The cove on Ithaca Island in the Greek Ionian Sea looked idyllic and, equally as important, like a safe place to anchor. So I slowly motored into it on Adagio.
There was no sign of civilization apart from what looked to be an abandoned villa on the south arm of the cove, and the anchorage was empty. Which is to say not much has changed since the peripatetic Odysseus saw Ithaca upon finally reaching “home” in Homer’s epic poem The Odyssey over 2000 years ago. The rolling hills were covered with dense pine and lenga forests that dropped down to the crystalline water’s edge, which was fronted by a pebbly beach.
I needed to verify one more thing—access to a trail to run on the island. Opening Google Earth on my iPad, I located the cove and found a track that traced roughly along the water’s edge and ran well north and south of the anchorage. So, I dropped the anchor, secured it and settled in for the evening. As the water turned a cobalt blue, twilight and then darkness slowly accentuated my solitude in the isolated cove.
Awaking at 8 a.m. I brewed my daily cup of coffee and prepared for the day’s run. “Amphibious trail running,” for me, means going ashore to run either via Adagio’s inflatable dinghy of 70 pounds (ugh!) or, what’s easier and more refreshing, by swimming. Since the water temps in the Ionian Sea were comfortably in the upper 70s, I filled my waterproof bag with the essentials—shoes, socks, shorts, T-shirt, towel (the Mediterranean is notoriously salty) and a liter of fresh water.

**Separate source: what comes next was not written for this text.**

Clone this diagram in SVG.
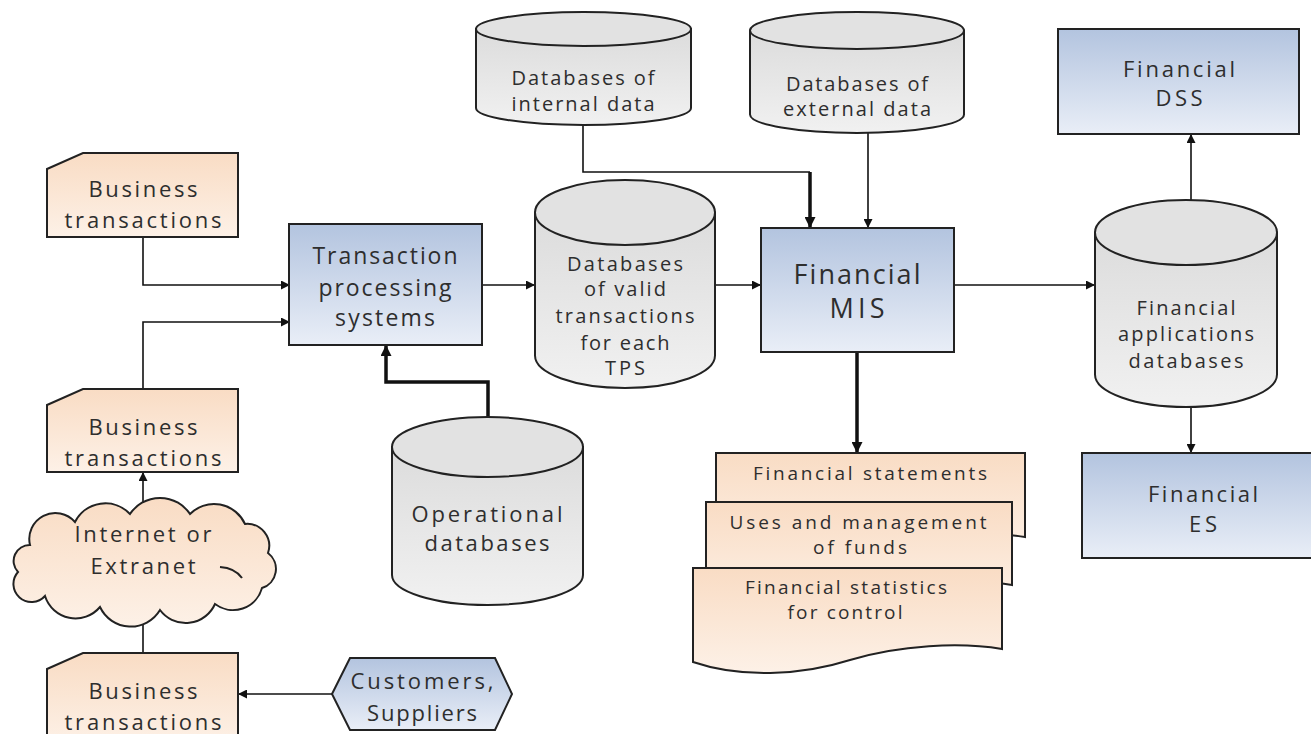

Dropping my boat’s transom, or the vertical section at the back, allowed me to slip into the water and swim with short fins while towing the floating waterproof bag with a rope around my neck to the beach 75 yards away. Once ashore, I toweled off, donned my running attire and arbitrarily decided to jog south on the dirt road. I came across olive groves, a herd of goats, an abandoned fishing boat and the ruins of a stone farmhouse during my six-mile out-and-back run over gently rolling hills. Swapping running shoes for fins, I swam back to Adagio and her warm freshwater shower in the cockpit.
During breakfast, I heard the low rumble of a powerboat offshore getting noticeably louder. Looking at it through my binoculars, I could see it was a grey boat heading straight toward Adagio at a very high speed. The only grey powerboats that travel that fast in the Med are the coast guard—presumably because they can afford the cost of fuel. Sure enough, it was the Greek Guardia Coasteria. As they roared into the anchorage, they did a sharp U-turn some 75 feet around Adagio, gave me a quick eyeball and then, without slowing down or as much as a wave or acknowledgement, hightailed it back out to sea, presumably reassured that there were no illegal migrants aboard.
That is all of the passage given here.